In September 2020, the Federation of Quilombola Organizations of Santarém (FOQS) filed a request for action with the Public Prosecutor 's Office against the construction of a fuel port by the company Atem's Distribuidora de Petróleo, on the banks of the Amazon River and at the entrance to Lake Maicá, in the Área Verde neighborhood, in Santarém. According to the Saracura community, there was no free, prior and informed consultation with the 10,000 families of quilombola, indigenous and fishing people who will be impacted by the project, as required by Convention 169 (better known as the Convention on Indigenous and Tribal Peoples) of the International Labour Organization. The 10,000 families depend on the lake for their survival.

According to the Federal Public Prosecutor's Office and the Public Prosecutor's Office of Pará, in April 2020, the company had already been denounced for fraud in the environmental licensing of this project (which in September was already 97% complete): the company Atem's did not indicate that there would be transportation of dangerous goods, nor storage of fuels and other petroleum derivatives. It was found that Atem's had the "environmental licensing process facilitated, with fewer requirements and greater speed".

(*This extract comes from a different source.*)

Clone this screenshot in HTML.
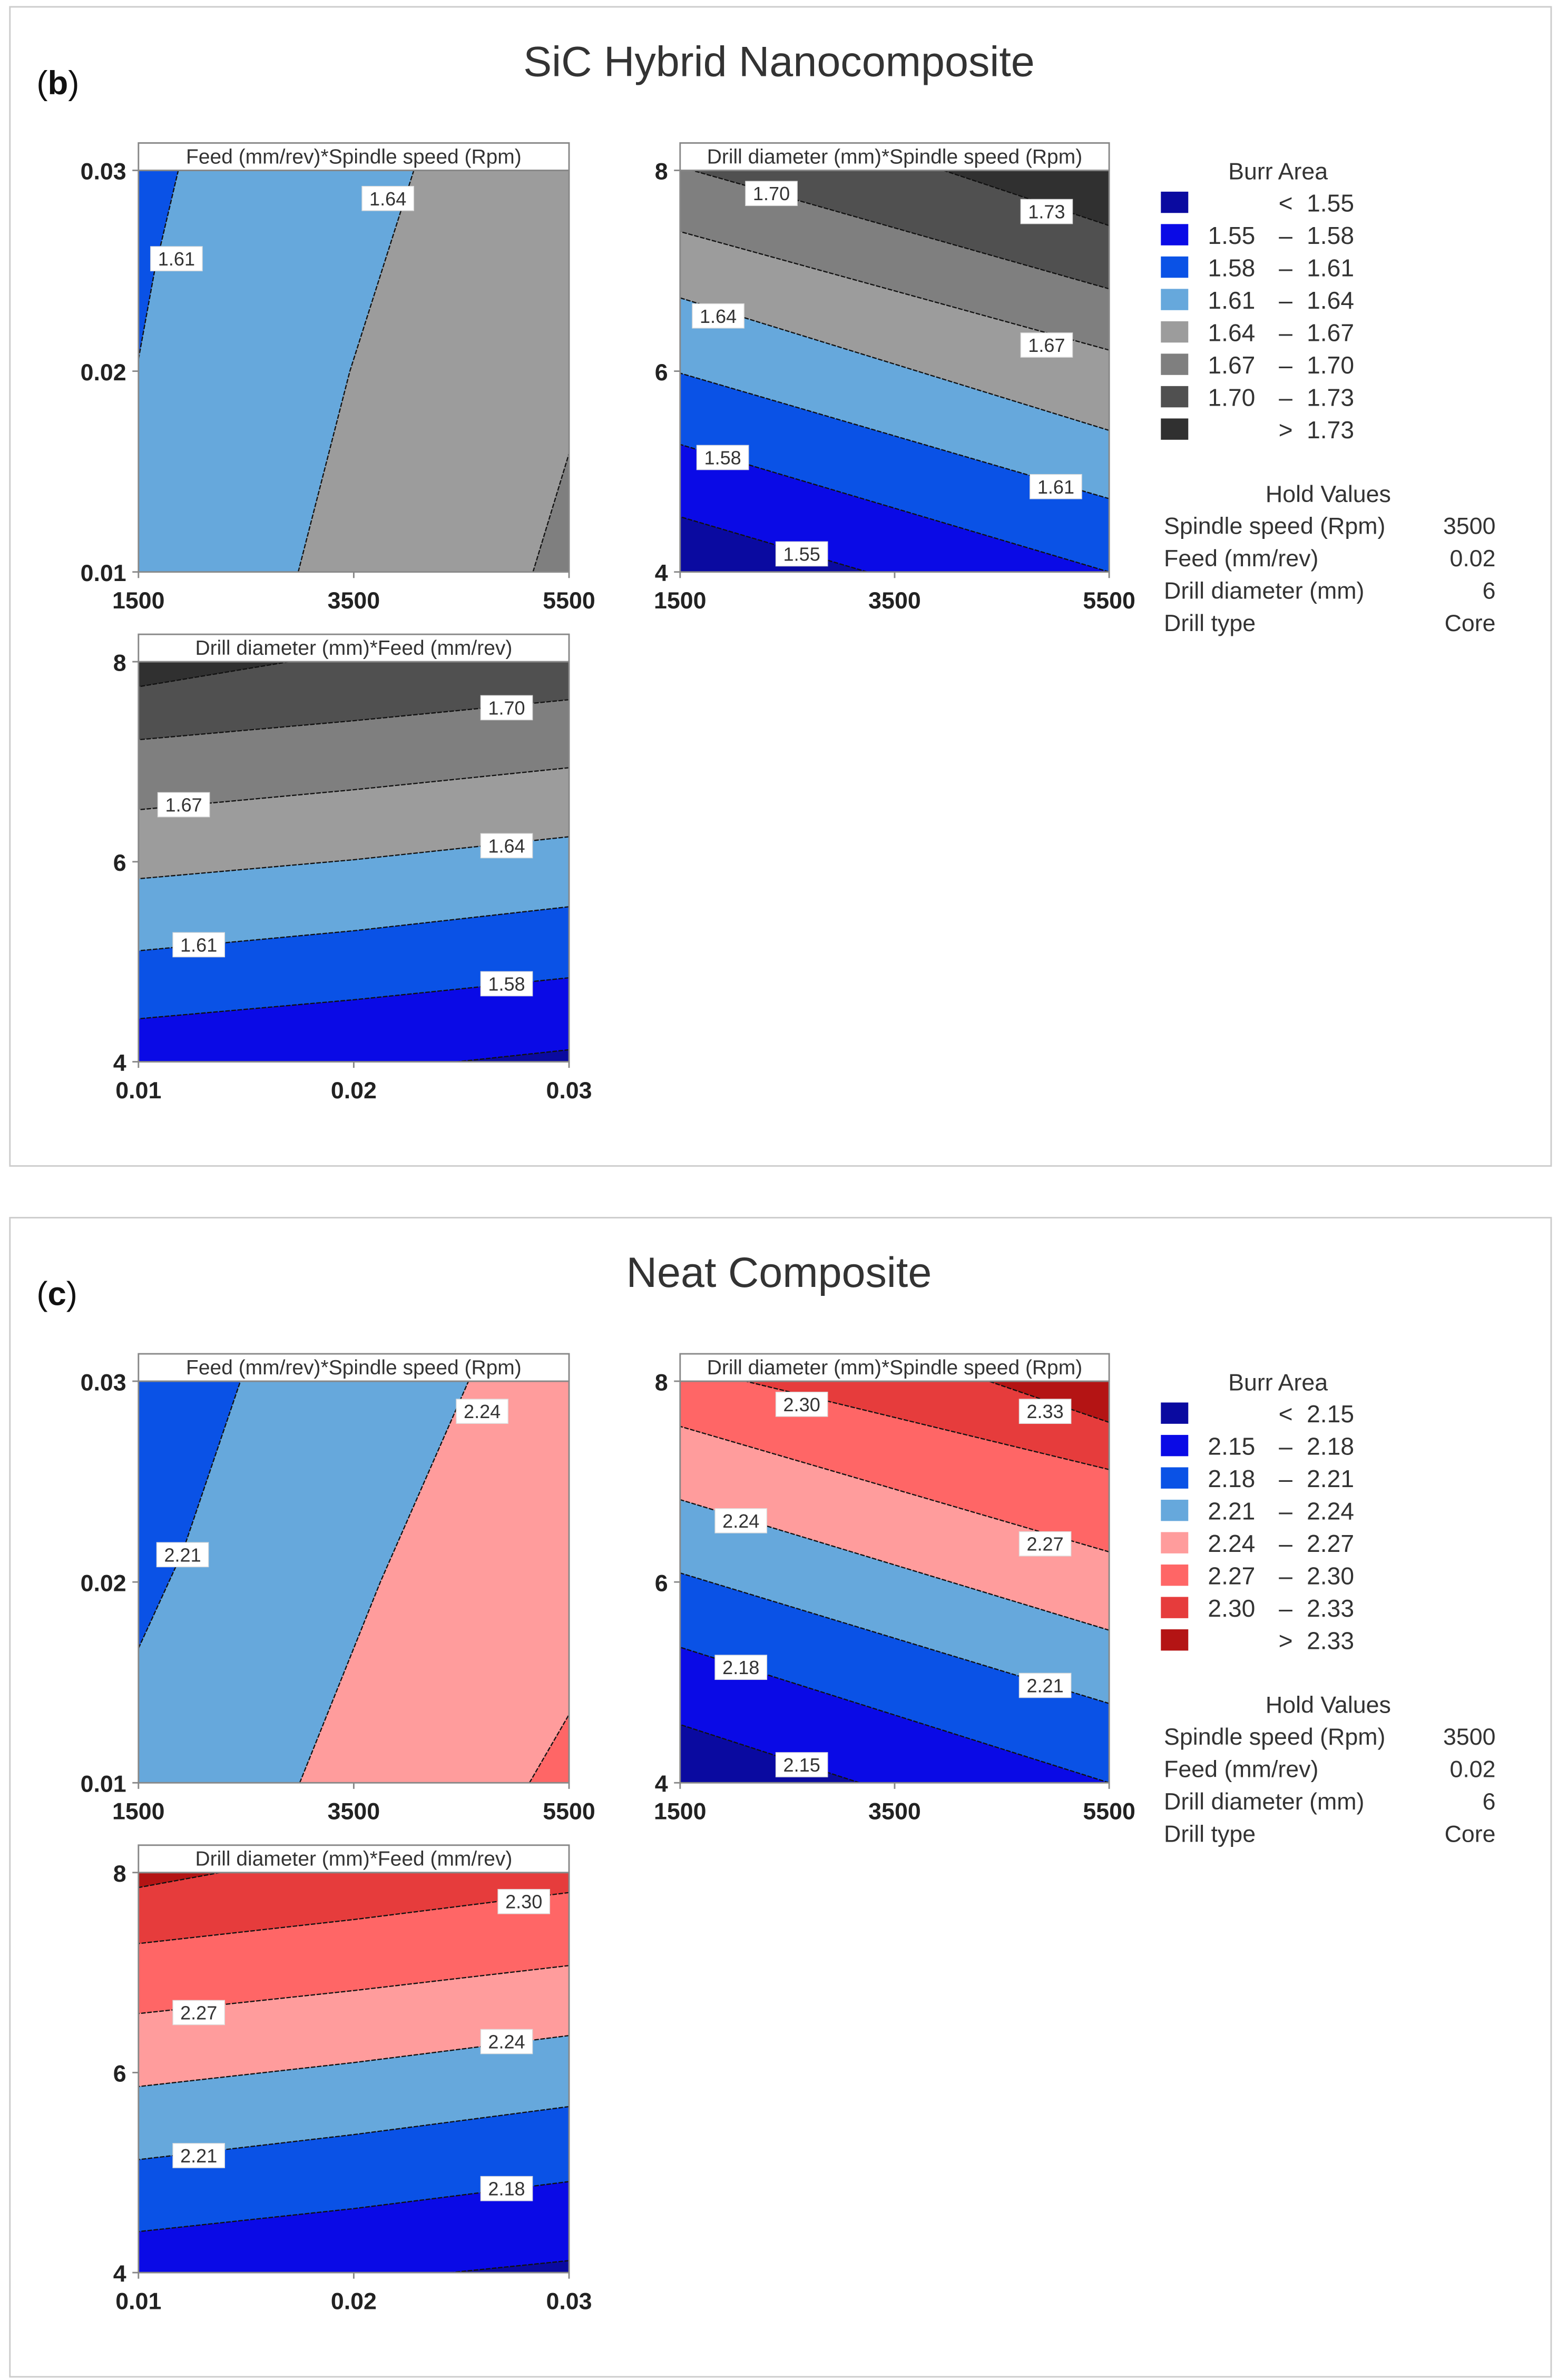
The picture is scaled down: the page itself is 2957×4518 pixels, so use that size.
<!DOCTYPE html>
<html><head><meta charset="utf-8"><style>
html,body{margin:0;padding:0;background:#fff;}
svg{display:block;}
text{font-family:"Liberation Sans","DejaVu Sans",sans-serif;}
</style></head><body>
<svg id="root" xmlns="http://www.w3.org/2000/svg" width="2957" height="4518" viewBox="0 0 1024 1564.6"></svg>
<script>
// ---- data ----
const levelsB = [1.55,1.58,1.61,1.64,1.67,1.70,1.73];
const levelsC = [2.15,2.18,2.21,2.24,2.27,2.30,2.33];
const colorsB = ['#0a0aa0','#0a0ae6','#0a52e6','#66a8dc','#9c9c9c','#7f7f7f','#505050','#303030'];
const colorsC = ['#0a0aa0','#0a0ae6','#0a52e6','#66a8dc','#ff9c9c','#ff6666','#e63c3c','#b41414'];
const spindleTicks = [1500,3500,5500];
const feedTicks = [0.01,0.02,0.03];
const diamTicks = [4,6,8];
// contour lines: level index, xs, ys (ordered so higher side is on the right-hand side)
const linesB1 = [
 {lv:2, xs:[1500,1650,1870], ys:[0.0206,0.025,0.03]},
 {lv:3, xs:[2984,3464,4058], ys:[0.01,0.02,0.03]},
 {lv:4, xs:[5165,5500], ys:[0.01,0.0159]}];
const linesB2 = [
 {lv:0, xs:[3245,1500], ys:[4.0,4.55]},
 {lv:1, xs:[5500,1500], ys:[4.0,5.27]},
 {lv:2, xs:[5500,1500], ys:[4.73,5.98]},
 {lv:3, xs:[5500,1500], ys:[5.41,6.73]},
 {lv:4, xs:[5500,1500], ys:[6.21,7.39]},
 {lv:5, xs:[5500,1613], ys:[6.82,8.0]},
 {lv:6, xs:[5500,3955], ys:[7.45,8.0]}];
const linesB3 = [
 {lv:0, xs:[0.03,0.0248], ys:[4.12,4.0]},
 {lv:1, xs:[0.03,0.02,0.01], ys:[4.84,4.62,4.43]},
 {lv:2, xs:[0.03,0.02,0.01], ys:[5.55,5.31,5.11]},
 {lv:3, xs:[0.03,0.02,0.01], ys:[6.25,6.02,5.83]},
 {lv:4, xs:[0.03,0.02,0.01], ys:[6.94,6.72,6.52]},
 {lv:5, xs:[0.03,0.02,0.01], ys:[7.62,7.41,7.22]},
 {lv:6, xs:[0.017,0.01], ys:[8.0,7.75]}];
const linesC1 = [
 {lv:2, xs:[1500,1910,2447], ys:[0.0167,0.0215,0.03]},
 {lv:3, xs:[2998,3747,4566], ys:[0.01,0.02,0.03]},
 {lv:4, xs:[5132,5500], ys:[0.01,0.0134]}];
const linesC2 = [
 {lv:0, xs:[3173,1500], ys:[4.0,4.58]},
 {lv:1, xs:[5500,1500], ys:[4.0,5.35]},
 {lv:2, xs:[5500,1500], ys:[4.79,6.09]},
 {lv:3, xs:[5500,1500], ys:[5.52,6.82]},
 {lv:4, xs:[5500,1500], ys:[6.30,7.55]},
 {lv:5, xs:[5500,2110], ys:[7.12,8.0]},
 {lv:6, xs:[5500,4378], ys:[7.59,8.0]}];
const linesC3 = [
 {lv:0, xs:[0.03,0.0245], ys:[4.12,4.0]},
 {lv:1, xs:[0.03,0.02,0.01], ys:[4.91,4.64,4.41]},
 {lv:2, xs:[0.03,0.02,0.01], ys:[5.66,5.38,5.13]},
 {lv:3, xs:[0.03,0.02,0.01], ys:[6.37,6.10,5.86]},
 {lv:4, xs:[0.03,0.02,0.01], ys:[7.07,6.82,6.59]},
 {lv:5, xs:[0.03,0.02,0.01], ys:[7.80,7.53,7.29]},
 {lv:6, xs:[0.0138,0.01], ys:[8.0,7.85]}];
const labelsB1 = [{t:'1.61',x:1853,y:0.0256},{t:'1.64',x:3817,y:0.0286}];
const labelsB2 = [{t:'1.70',x:2351,y:7.77},{t:'1.73',x:4917,y:7.59},{t:'1.64',x:1855,y:6.55},{t:'1.67',x:4917,y:6.26},{t:'1.58',x:1897,y:5.14},{t:'1.61',x:5003,y:4.85},{t:'1.55',x:2634,y:4.18}];
const labelsB3 = [{t:'1.70',x:0.0271,y:7.54},{t:'1.67',x:0.0121,y:6.57},{t:'1.64',x:0.0271,y:6.16},{t:'1.61',x:0.0128,y:5.17},{t:'1.58',x:0.0271,y:4.78}];
const labelsC1 = [{t:'2.21',x:1910,y:0.02136},{t:'2.24',x:4693,y:0.0285}];
const labelsC2 = [{t:'2.30',x:2634,y:7.77},{t:'2.33',x:4903,y:7.70},{t:'2.24',x:2067,y:6.61},{t:'2.27',x:4903,y:6.38},{t:'2.18',x:2067,y:5.15},{t:'2.21',x:4903,y:4.97},{t:'2.15',x:2634,y:4.18}];
const labelsC3 = [{t:'2.30',x:0.0279,y:7.71},{t:'2.27',x:0.0128,y:6.60},{t:'2.24',x:0.0271,y:6.31},{t:'2.21',x:0.0128,y:5.17},{t:'2.18',x:0.0271,y:4.84}];
const holdNames = ['Spindle speed (Rpm)','Feed (mm/rev)','Drill diameter (mm)','Drill type'];
const holdVals = ['3500','0.02','6','Core'];

// ---- drawing ----
const NS='http://www.w3.org/2000/svg';
const root=document.getElementById('root');
function mk(tag,attrs,parent,txt){const e=document.createElementNS(NS,tag);for(const k in attrs)e.setAttribute(k,attrs[k]);if(txt!==undefined)e.textContent=txt;(parent||root).appendChild(e);return e;}

function plot(g,px,py,W,H,xd,yd,xt,yt,lines,labels,colors,title,name){
  const sx=v=>px+(v-xd[0])/(xd[1]-xd[0])*W;
  const sy=v=>py+H-(v-yd[0])/(yd[1]-yd[0])*H;
  const pg=mk('g',{},g);
  
  
  const base=mk('rect',{x:px,y:py,width:W,height:H,fill:colors[lines[0].lv]},pg);
  
  
  const per=(x,y)=>{const e=0.01;
    if(Math.abs(y-py)<e) return x-px;
    if(Math.abs(x-(px+W))<e) return W+(y-py);
    if(Math.abs(y-(py+H))<e) return W+H+(px+W-x);
    return 2*W+H+(py+H-y);};
  const corners=[[W,px+W,py],[W+H,px+W,py+H],[2*W+H,px,py+H],[0,px,py]];
  const P=2*W+2*H;
  lines.forEach(L=>{
    const pts=L.xs.map((x,i)=>[sx(x),sy(L.ys[i])]);
    const tE=per(...pts[pts.length-1]), tS=per(...pts[0]);
    let span=(tS-tE+P)%P;
    const cs=corners.map(c=>[(c[0]-tE+P)%P,c[1],c[2]]).filter(c=>c[0]>0&&c[0]<span).sort((a,b)=>a[0]-b[0]);
    const poly=pts.concat(cs.map(c=>[c[1],c[2]]));
    const r=mk('polygon',{points:poly.map(p=>p.join(',')).join(' '),fill:colors[L.lv+1]},pg);
    
    
  });
  lines.forEach(L=>{
    const l=mk('polyline',{points:L.xs.map((x,i)=>sx(x)+','+sy(L.ys[i])).join(' '),fill:'none',stroke:'#111','stroke-width':0.8,'stroke-dasharray':'3,1'},pg);
    
    
  });
  labels.forEach(b=>{
    const cx=sx(b.x),cy=sy(b.y);
    const r=mk('rect',{x:cx-17,y:cy-8,width:34,height:16,fill:'#fff',stroke:'#ddd','stroke-width':0.5},pg);
    
    
    const t=mk('text',{x:cx,y:cy+4.5,'font-size':12.5,'text-anchor':'middle',fill:'#333'},pg,b.t);
    
    
  });
  const fr=mk('rect',{x:px,y:py,width:W,height:H,fill:'none',stroke:'#888','stroke-width':1},pg);
  
  
  const hb=mk('rect',{x:px,y:py-18,width:W,height:18,fill:'#fff',stroke:'#888','stroke-width':1},pg);
  
  
  const ht=mk('text',{x:px+W/2,y:py-4.5,'font-size':13.5,'text-anchor':'middle',fill:'#333'},pg,title);
  
  
  xt.forEach(v=>{
    mk('line',{x1:sx(v),x2:sx(v),y1:py+H,y2:py+H+4,stroke:'#888'},pg);
    const t=mk('text',{x:sx(v),y:py+H+24,'font-size':15.5,'font-weight':'bold','text-anchor':'middle',fill:'#222'},pg,String(v));
    
    
  });
  yt.forEach(v=>{
    mk('line',{x1:px-4,x2:px,y1:sy(v),y2:sy(v),stroke:'#888'},pg);
    const t=mk('text',{x:px-8,y:sy(v)+6,'font-size':15.5,'font-weight':'bold','text-anchor':'end',fill:'#222'},pg,String(v));
    
    
  });
}

function legend(g,x,y,levels,colors){
  const lg=mk('g',{},g);
  
  
  const tt=mk('text',{x:x+77,y:y+5,'font-size':15.5,'text-anchor':'middle',fill:'#333'},lg,'Burr Area');
  
  
  colors.forEach((c,i)=>{
    const ry=y+13+i*21.3;
    const s=mk('rect',{x:x,y:ry,width:18,height:14,fill:c},lg);
    
    
    let lo='',mid='',hi='';
    if(i===0){mid='<';hi=levels[0].toFixed(2);}
    else if(i===colors.length-1){mid='>';hi=levels[levels.length-1].toFixed(2);}
    else {lo=levels[i-1].toFixed(2);mid='–';hi=levels[i].toFixed(2);}
    const e=mk('text',{'font-size':16,fill:'#333',y:ry+13},lg);
    
    
    mk('tspan',{x:x+62,'text-anchor':'end'},e,lo);
    mk('tspan',{x:x+82,'text-anchor':'middle'},e,mid);
    mk('tspan',{x:x+127,'text-anchor':'end'},e,hi);
  });
  const hy=y+217;
  const ht=mk('text',{x:x+110,y:hy,'font-size':15.5,'text-anchor':'middle',fill:'#333'},lg,'Hold Values');
  
  
  holdNames.forEach((n,i)=>{
    const t=mk('text',{x:x+2,y:hy+21+i*21.3,'font-size':15.5,fill:'#333'},lg,n);
    
    
    const v=mk('text',{x:x+220,y:hy+21+i*21.3,'font-size':15.5,fill:'#333','text-anchor':'end'},lg,holdVals[i]);
    
    
  });
}

function panel(oy,tag,title,lv,cols,l1,l2,l3,b1,b2,b3,name){
  const g=mk('g',{},root);
  
  
  const fr=mk('rect',{x:6.5,y:oy+4.5,width:1013,height:762,fill:'#fff',stroke:'#ccc','stroke-width':1},g);
  
  
  const tg=mk('text',{x:24,y:oy+62,'font-size':22,'font-family':'"Liberation Serif",serif',fill:'#111'},g);
  
  
  mk('tspan',{},tg,'(');mk('tspan',{'font-weight':'bold'},tg,tag);mk('tspan',{},tg,')');
  const t=mk('text',{x:512,y:oy+50,'font-size':28,'text-anchor':'middle',fill:'#333'},g,title);
  
  
  plot(g,91,oy+112,283,264,[1500,5500],[0.01,0.03],spindleTicks,feedTicks,l1,b1,cols,'Feed (mm/rev)*Spindle speed (Rpm)','feed-spindle-contour');
  plot(g,447,oy+112,282,264,[1500,5500],[4,8],spindleTicks,diamTicks,l2,b2,cols,'Drill diameter (mm)*Spindle speed (Rpm)','diameter-spindle-contour');
  plot(g,91,oy+435,283,263,[0.01,0.03],[4,8],feedTicks,diamTicks,l3,b3,cols,'Drill diameter (mm)*Feed (mm/rev)','diameter-feed-contour');
  legend(g,763,oy+113,lv,cols);
}
panel(0,'b','SiC Hybrid Nanocomposite',levelsB,colorsB,linesB1,linesB2,linesB3,labelsB1,labelsB2,labelsB3,'panel-b');
panel(796,'c','Neat Composite',levelsC,colorsC,linesC1,linesC2,linesC3,labelsC1,labelsC2,labelsC3,'panel-c');
</script>
</body></html>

Even before the fuel port was operational, the most distant Quilombola communities were already experiencing impacts on fishing, because fishermen left the Lago Maicá region and moved there; leading to conflicts and violence. The company responded to the lawsuits by suggesting that the logic of the impact assessment be reversed in order to try to allow the resumption of the works: seeking to consult the communities with the works already 97% complete, therefore obtaining the preliminary licenses and certifications in the final phase of the activities.